» Requirements
Drop the pictures, then extract the listing word for word.

» Material provided
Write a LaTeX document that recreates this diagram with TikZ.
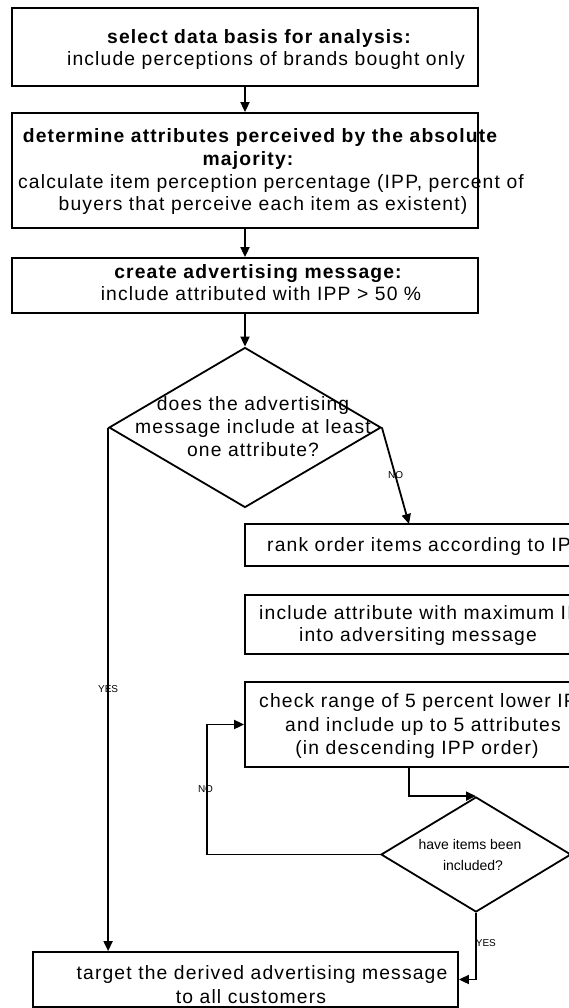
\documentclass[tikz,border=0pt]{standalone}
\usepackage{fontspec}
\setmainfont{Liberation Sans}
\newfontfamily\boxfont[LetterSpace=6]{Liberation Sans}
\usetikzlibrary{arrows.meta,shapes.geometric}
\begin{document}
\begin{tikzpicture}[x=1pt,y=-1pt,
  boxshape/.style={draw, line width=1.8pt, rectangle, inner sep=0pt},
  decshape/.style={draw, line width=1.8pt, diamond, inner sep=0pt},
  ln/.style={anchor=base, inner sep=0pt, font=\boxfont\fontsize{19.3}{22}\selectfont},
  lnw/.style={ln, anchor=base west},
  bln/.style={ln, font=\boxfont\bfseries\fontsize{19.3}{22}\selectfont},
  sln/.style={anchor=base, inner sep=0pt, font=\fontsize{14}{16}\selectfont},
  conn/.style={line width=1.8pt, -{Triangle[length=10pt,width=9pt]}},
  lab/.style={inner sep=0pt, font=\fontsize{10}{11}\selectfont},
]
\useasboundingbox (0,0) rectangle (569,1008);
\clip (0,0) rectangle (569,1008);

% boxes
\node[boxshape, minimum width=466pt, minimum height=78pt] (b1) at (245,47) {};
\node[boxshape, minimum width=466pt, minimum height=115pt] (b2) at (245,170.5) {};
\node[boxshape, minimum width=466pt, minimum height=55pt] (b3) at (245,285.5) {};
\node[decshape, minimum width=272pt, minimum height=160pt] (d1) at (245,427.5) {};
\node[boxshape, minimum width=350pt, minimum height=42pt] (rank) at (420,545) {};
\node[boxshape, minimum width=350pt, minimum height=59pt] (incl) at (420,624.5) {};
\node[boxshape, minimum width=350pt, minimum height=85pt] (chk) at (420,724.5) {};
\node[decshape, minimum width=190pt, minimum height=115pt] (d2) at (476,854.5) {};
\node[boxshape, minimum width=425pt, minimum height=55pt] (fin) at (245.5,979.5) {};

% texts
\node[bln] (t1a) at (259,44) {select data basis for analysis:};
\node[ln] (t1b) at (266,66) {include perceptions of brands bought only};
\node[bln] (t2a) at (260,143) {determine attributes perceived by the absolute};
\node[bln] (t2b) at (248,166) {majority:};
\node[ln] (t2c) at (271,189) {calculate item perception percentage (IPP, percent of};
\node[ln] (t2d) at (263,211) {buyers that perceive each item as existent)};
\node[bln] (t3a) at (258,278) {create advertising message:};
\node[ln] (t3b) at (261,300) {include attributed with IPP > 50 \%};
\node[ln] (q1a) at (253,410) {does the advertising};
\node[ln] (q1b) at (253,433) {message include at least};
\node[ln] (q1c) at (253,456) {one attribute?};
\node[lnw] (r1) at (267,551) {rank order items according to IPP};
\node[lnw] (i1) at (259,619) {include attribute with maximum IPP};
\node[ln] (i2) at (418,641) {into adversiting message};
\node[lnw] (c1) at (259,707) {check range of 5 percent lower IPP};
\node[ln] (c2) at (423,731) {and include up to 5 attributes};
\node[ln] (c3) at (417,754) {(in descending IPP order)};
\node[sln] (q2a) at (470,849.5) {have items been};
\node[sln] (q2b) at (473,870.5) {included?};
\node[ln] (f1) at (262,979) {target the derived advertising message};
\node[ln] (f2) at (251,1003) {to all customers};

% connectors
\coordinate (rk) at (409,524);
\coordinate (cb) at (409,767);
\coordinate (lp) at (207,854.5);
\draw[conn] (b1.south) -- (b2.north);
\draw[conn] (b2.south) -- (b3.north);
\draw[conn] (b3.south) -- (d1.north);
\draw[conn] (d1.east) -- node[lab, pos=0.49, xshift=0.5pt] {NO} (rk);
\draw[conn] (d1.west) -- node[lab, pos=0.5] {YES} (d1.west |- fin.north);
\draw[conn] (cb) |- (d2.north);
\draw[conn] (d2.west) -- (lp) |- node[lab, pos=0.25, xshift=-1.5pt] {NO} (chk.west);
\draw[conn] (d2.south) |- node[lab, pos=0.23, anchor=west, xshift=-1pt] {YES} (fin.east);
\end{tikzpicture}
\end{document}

» Response for this exercise
Write a LaTeX document that recreates this diagram with TikZ.
\documentclass[tikz,border=0pt]{standalone}
\usepackage{fontspec}
\setmainfont{Liberation Sans}
\newfontfamily\boxfont[LetterSpace=6]{Liberation Sans}
\usetikzlibrary{arrows.meta,shapes.geometric}
\begin{document}
\begin{tikzpicture}[x=1pt,y=-1pt,
  boxshape/.style={draw, line width=1.8pt, rectangle, inner sep=0pt},
  decshape/.style={draw, line width=1.8pt, diamond, inner sep=0pt},
  ln/.style={anchor=base, inner sep=0pt, font=\boxfont\fontsize{19.3}{22}\selectfont},
  lnw/.style={ln, anchor=base west},
  bln/.style={ln, font=\boxfont\bfseries\fontsize{19.3}{22}\selectfont},
  sln/.style={anchor=base, inner sep=0pt, font=\fontsize{14}{16}\selectfont},
  conn/.style={line width=1.8pt, -{Triangle[length=10pt,width=9pt]}},
  lab/.style={inner sep=0pt, font=\fontsize{10}{11}\selectfont},
]
\useasboundingbox (0,0) rectangle (569,1008);
\clip (0,0) rectangle (569,1008);

% boxes
\node[boxshape, minimum width=466pt, minimum height=78pt] (b1) at (245,47) {};
\node[boxshape, minimum width=466pt, minimum height=115pt] (b2) at (245,170.5) {};
\node[boxshape, minimum width=466pt, minimum height=55pt] (b3) at (245,285.5) {};
\node[decshape, minimum width=272pt, minimum height=160pt] (d1) at (245,427.5) {};
\node[boxshape, minimum width=350pt, minimum height=42pt] (rank) at (420,545) {};
\node[boxshape, minimum width=350pt, minimum height=59pt] (incl) at (420,624.5) {};
\node[boxshape, minimum width=350pt, minimum height=85pt] (chk) at (420,724.5) {};
\node[decshape, minimum width=190pt, minimum height=115pt] (d2) at (476,854.5) {};
\node[boxshape, minimum width=425pt, minimum height=55pt] (fin) at (245.5,979.5) {};

% texts
\node[bln] (t1a) at (259,44) {select data basis for analysis:};
\node[ln] (t1b) at (266,66) {include perceptions of brands bought only};
\node[bln] (t2a) at (260,143) {determine attributes perceived by the absolute};
\node[bln] (t2b) at (248,166) {majority:};
\node[ln] (t2c) at (271,189) {calculate item perception percentage (IPP, percent of};
\node[ln] (t2d) at (263,211) {buyers that perceive each item as existent)};
\node[bln] (t3a) at (258,278) {create advertising message:};
\node[ln] (t3b) at (261,300) {include attributed with IPP > 50 \%};
\node[ln] (q1a) at (253,410) {does the advertising};
\node[ln] (q1b) at (253,433) {message include at least};
\node[ln] (q1c) at (253,456) {one attribute?};
\node[lnw] (r1) at (267,551) {rank order items according to IPP};
\node[lnw] (i1) at (259,619) {include attribute with maximum IPP};
\node[ln] (i2) at (418,641) {into adversiting message};
\node[lnw] (c1) at (259,707) {check range of 5 percent lower IPP};
\node[ln] (c2) at (423,731) {and include up to 5 attributes};
\node[ln] (c3) at (417,754) {(in descending IPP order)};
\node[sln] (q2a) at (470,849.5) {have items been};
\node[sln] (q2b) at (473,870.5) {included?};
\node[ln] (f1) at (262,979) {target the derived advertising message};
\node[ln] (f2) at (251,1003) {to all customers};

% connectors
\coordinate (rk) at (409,524);
\coordinate (cb) at (409,767);
\coordinate (lp) at (207,854.5);
\draw[conn] (b1.south) -- (b2.north);
\draw[conn] (b2.south) -- (b3.north);
\draw[conn] (b3.south) -- (d1.north);
\draw[conn] (d1.east) -- node[lab, pos=0.49, xshift=0.5pt] {NO} (rk);
\draw[conn] (d1.west) -- node[lab, pos=0.5] {YES} (d1.west |- fin.north);
\draw[conn] (cb) |- (d2.north);
\draw[conn] (d2.west) -- (lp) |- node[lab, pos=0.25, xshift=-1.5pt] {NO} (chk.west);
\draw[conn] (d2.south) |- node[lab, pos=0.23, anchor=west, xshift=-1pt] {YES} (fin.east);
\end{tikzpicture}
\end{document}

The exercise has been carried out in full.